> **WHAT TO DO**
Reproduce exactly the lines below, from the first one through the line containing "const TICK_LABEL_NUDGE = [-12.5, -3, -3, -1.5, -4.5, 2];", and omit any pictures.
○ ○ ○ ○ ○
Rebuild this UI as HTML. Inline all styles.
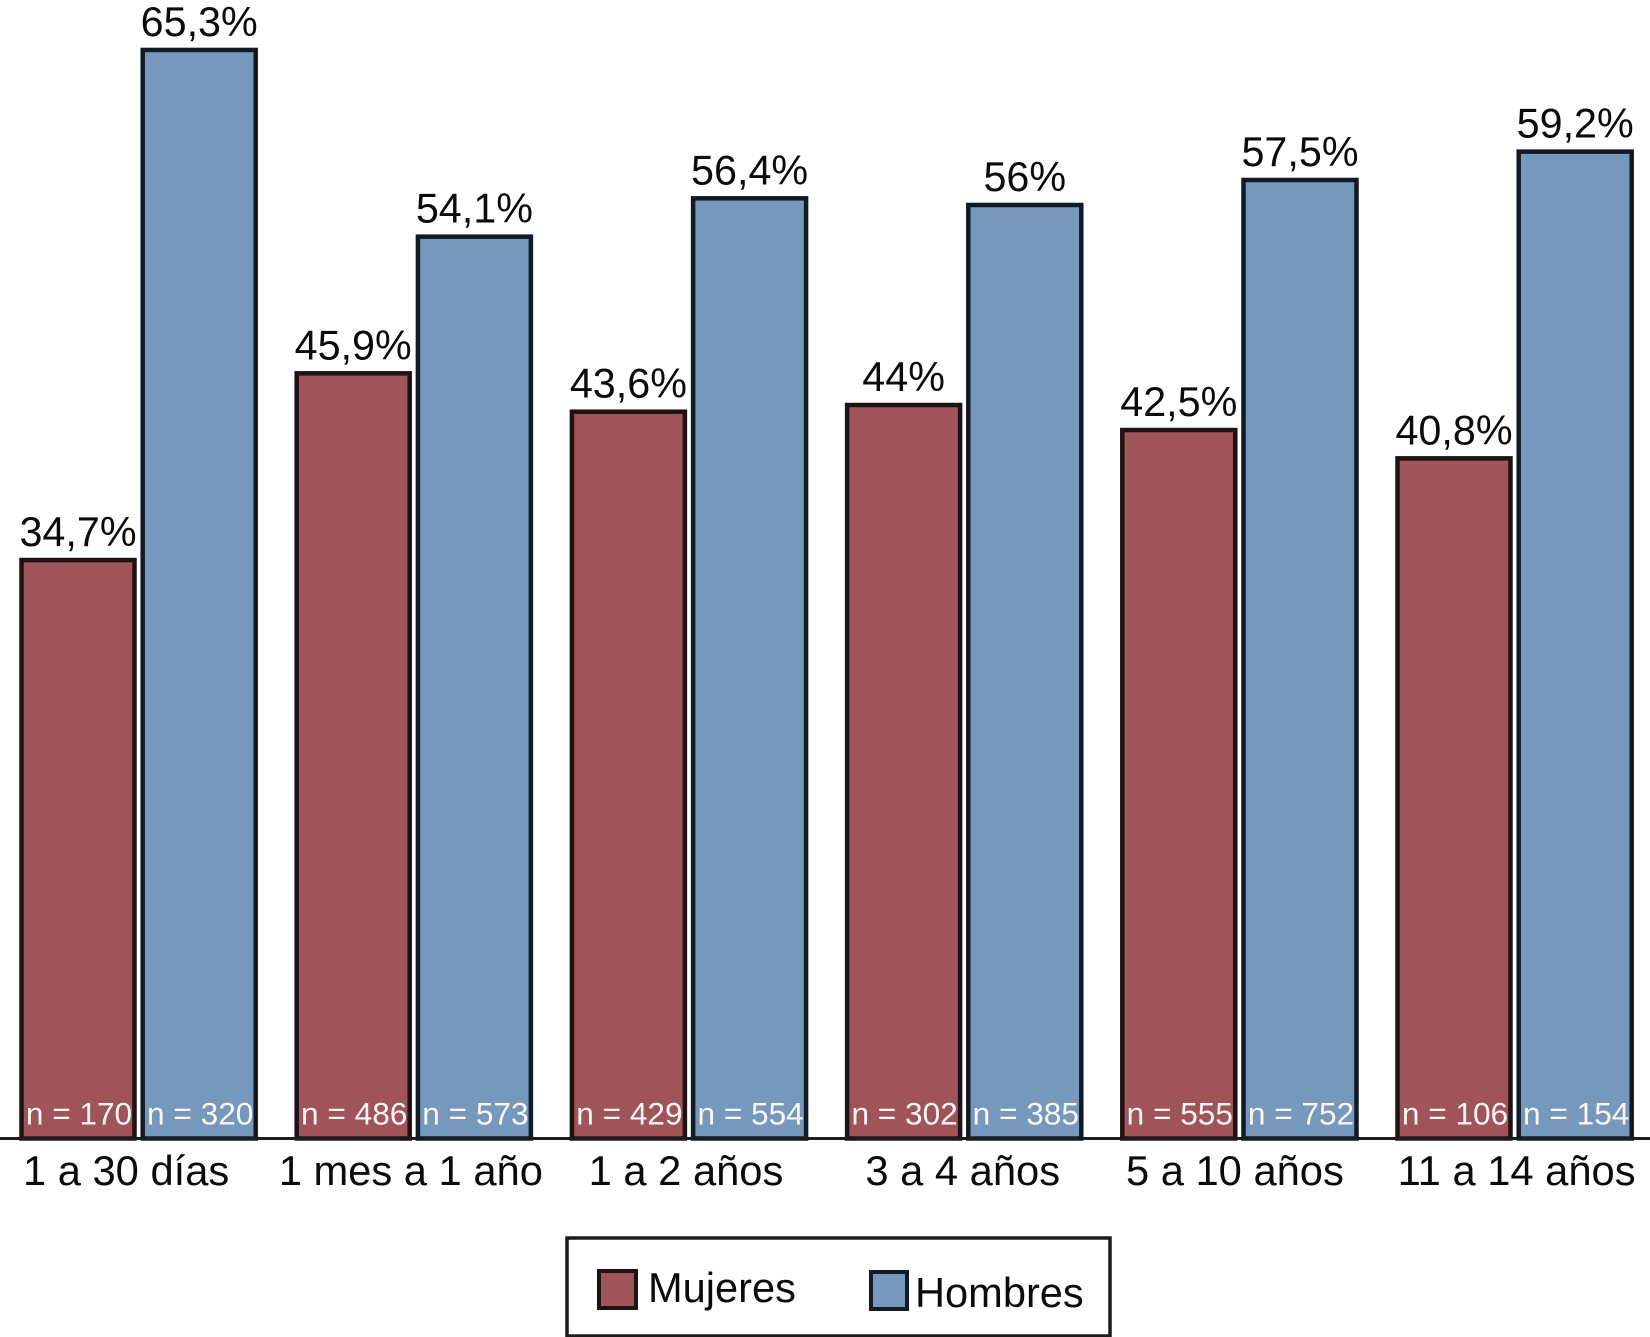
<!DOCTYPE html>
<html lang="es">
<head>
<meta charset="utf-8">
<title>Distribución por sexo y edad</title>
<style>
  html, body { margin: 0; padding: 0; background: #fff; }
  body { width: 1650px; height: 1337px; overflow: hidden; }
  svg { display: block; }
  text { font-family: "Liberation Sans", Arial, sans-serif; }
  .value-text { font-size: 41.3px; fill: #0b0b0b; text-anchor: middle; }
  .n-text { font-size: 31.6px; fill: #fbf6f4; text-anchor: middle; }
  .cat-text { font-size: 41.7px; fill: #0b0b0b; text-anchor: middle; }
  .legend-text { font-size: 41.6px; fill: #0b0b0b; }
</style>
</head>
<body>
<svg id="chart" xmlns="http://www.w3.org/2000/svg" width="1650" height="1337" viewBox="0 0 1650 1337">
  <g id="bars"></g>
  <g id="labels"></g>
  <line x1="0" x2="1650" y1="1138.5" y2="1138.5" stroke="#1c1c1c" stroke-width="3"></line>
  <g id="categories"></g>
  <g>
    <rect x="567" y="1238" width="543" height="98" fill="#fff" stroke="#1c1c1c" stroke-width="3.5"></rect>
    <rect x="599" y="1271" width="37" height="37" fill="#9f5459" stroke="#1d1214" stroke-width="4"></rect>
    <text class="legend-text" x="648" y="1302">Mujeres</text>
    <rect x="871" y="1272" width="36" height="37" fill="#7698bd" stroke="#121a24" stroke-width="4"></rect>
    <text class="legend-text" x="915" y="1307">Hombres</text>
  </g>
</svg>
<script>
const categories = ["1 a 30 días", "1 mes a 1 año", "1 a 2 años", "3 a 4 años", "5 a 10 años", "11 a 14 años"];
const mujeres = [34.7, 45.9, 43.6, 44, 42.5, 40.8];
const hombres = [65.3, 54.1, 56.4, 56, 57.5, 59.2];
const nMujeres = [170, 486, 429, 302, 555, 106];
const nHombres = [320, 573, 554, 385, 752, 154];

const SVG_NS = "http://www.w3.org/2000/svg";
const BASELINE = 1138.5;
const PX_PER_PERCENT = 16.67;
const BAR_WIDTH = 113;
const STROKE = 4.5;
const SERIES_OFFSET = 121.2;
const FIRST_LEFT = 21.5;
const GROUP_STEP = 275.2;
const TICK_LABEL_NUDGE = [-12.5, -3, -3, -1.5, -4.5, 2];

function xGroup(i) { return FIRST_LEFT + GROUP_STEP * i; }
function yValue(v) { return BASELINE - v * PX_PER_PERCENT; }
function formatValue(v) { return String(v).replace(".", ",") + "%"; }

const barsLayer = document.getElementById("bars");
const labelsLayer = document.getElementById("labels");
const catLayer = document.getElementById("categories");

function drawBar(left, value, count, fill, edge, seriesName, i) {
  const top = yValue(value);
  const rect = document.createElementNS(SVG_NS, "rect");
  rect.setAttribute("x", left);
  rect.setAttribute("y", top);
  rect.setAttribute("width", BAR_WIDTH);
  rect.setAttribute("height", BASELINE - top);
  rect.setAttribute("fill", fill);
  rect.setAttribute("stroke", edge);
  rect.setAttribute("stroke-width", STROKE);
  
  
  barsLayer.appendChild(rect);

  const valueText = document.createElementNS(SVG_NS, "text");
  valueText.setAttribute("class", "value-text");
  valueText.setAttribute("x", left + BAR_WIDTH / 2);
  valueText.setAttribute("y", top - 14);
  valueText.textContent = formatValue(value);
  
  
  labelsLayer.appendChild(valueText);

  const nText = document.createElementNS(SVG_NS, "text");
  nText.setAttribute("class", "n-text");
  nText.setAttribute("x", left + BAR_WIDTH / 2 + 1);
  nText.setAttribute("y", BASELINE - 14);
  nText.textContent = "n = " + count;
  
  
  labelsLayer.appendChild(nText);
}

categories.forEach(function (cat, i) {
  const left = xGroup(i);
  drawBar(left, mujeres[i], nMujeres[i], "#9f5459", "#1d1214", "mujeres", i);
  drawBar(left + SERIES_OFFSET, hombres[i], nHombres[i], "#7698bd", "#121a24", "hombres", i);

  const t = document.createElementNS(SVG_NS, "text");
  t.setAttribute("class", "cat-text");
  t.setAttribute("x", left + (SERIES_OFFSET + BAR_WIDTH) / 2 + TICK_LABEL_NUDGE[i]);
  t.setAttribute("y", 1185);
  t.textContent = cat;
  
  
  catLayer.appendChild(t);
});
</script>
</body>
</html>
○ ○ ○ ○ ○
> **ANSWER TO THIS TASK**
Rebuild this UI as HTML. Inline all styles.
<!DOCTYPE html>
<html lang="es">
<head>
<meta charset="utf-8">
<title>Distribución por sexo y edad</title>
<style>
  html, body { margin: 0; padding: 0; background: #fff; }
  body { width: 1650px; height: 1337px; overflow: hidden; }
  svg { display: block; }
  text { font-family: "Liberation Sans", Arial, sans-serif; }
  .value-text { font-size: 41.3px; fill: #0b0b0b; text-anchor: middle; }
  .n-text { font-size: 31.6px; fill: #fbf6f4; text-anchor: middle; }
  .cat-text { font-size: 41.7px; fill: #0b0b0b; text-anchor: middle; }
  .legend-text { font-size: 41.6px; fill: #0b0b0b; }
</style>
</head>
<body>
<svg id="chart" xmlns="http://www.w3.org/2000/svg" width="1650" height="1337" viewBox="0 0 1650 1337">
  <g id="bars"></g>
  <g id="labels"></g>
  <line x1="0" x2="1650" y1="1138.5" y2="1138.5" stroke="#1c1c1c" stroke-width="3"></line>
  <g id="categories"></g>
  <g>
    <rect x="567" y="1238" width="543" height="98" fill="#fff" stroke="#1c1c1c" stroke-width="3.5"></rect>
    <rect x="599" y="1271" width="37" height="37" fill="#9f5459" stroke="#1d1214" stroke-width="4"></rect>
    <text class="legend-text" x="648" y="1302">Mujeres</text>
    <rect x="871" y="1272" width="36" height="37" fill="#7698bd" stroke="#121a24" stroke-width="4"></rect>
    <text class="legend-text" x="915" y="1307">Hombres</text>
  </g>
</svg>
<script>
const categories = ["1 a 30 días", "1 mes a 1 año", "1 a 2 años", "3 a 4 años", "5 a 10 años", "11 a 14 años"];
const mujeres = [34.7, 45.9, 43.6, 44, 42.5, 40.8];
const hombres = [65.3, 54.1, 56.4, 56, 57.5, 59.2];
const nMujeres = [170, 486, 429, 302, 555, 106];
const nHombres = [320, 573, 554, 385, 752, 154];

const SVG_NS = "http://www.w3.org/2000/svg";
const BASELINE = 1138.5;
const PX_PER_PERCENT = 16.67;
const BAR_WIDTH = 113;
const STROKE = 4.5;
const SERIES_OFFSET = 121.2;
const FIRST_LEFT = 21.5;
const GROUP_STEP = 275.2;
const TICK_LABEL_NUDGE = [-12.5, -3, -3, -1.5, -4.5, 2];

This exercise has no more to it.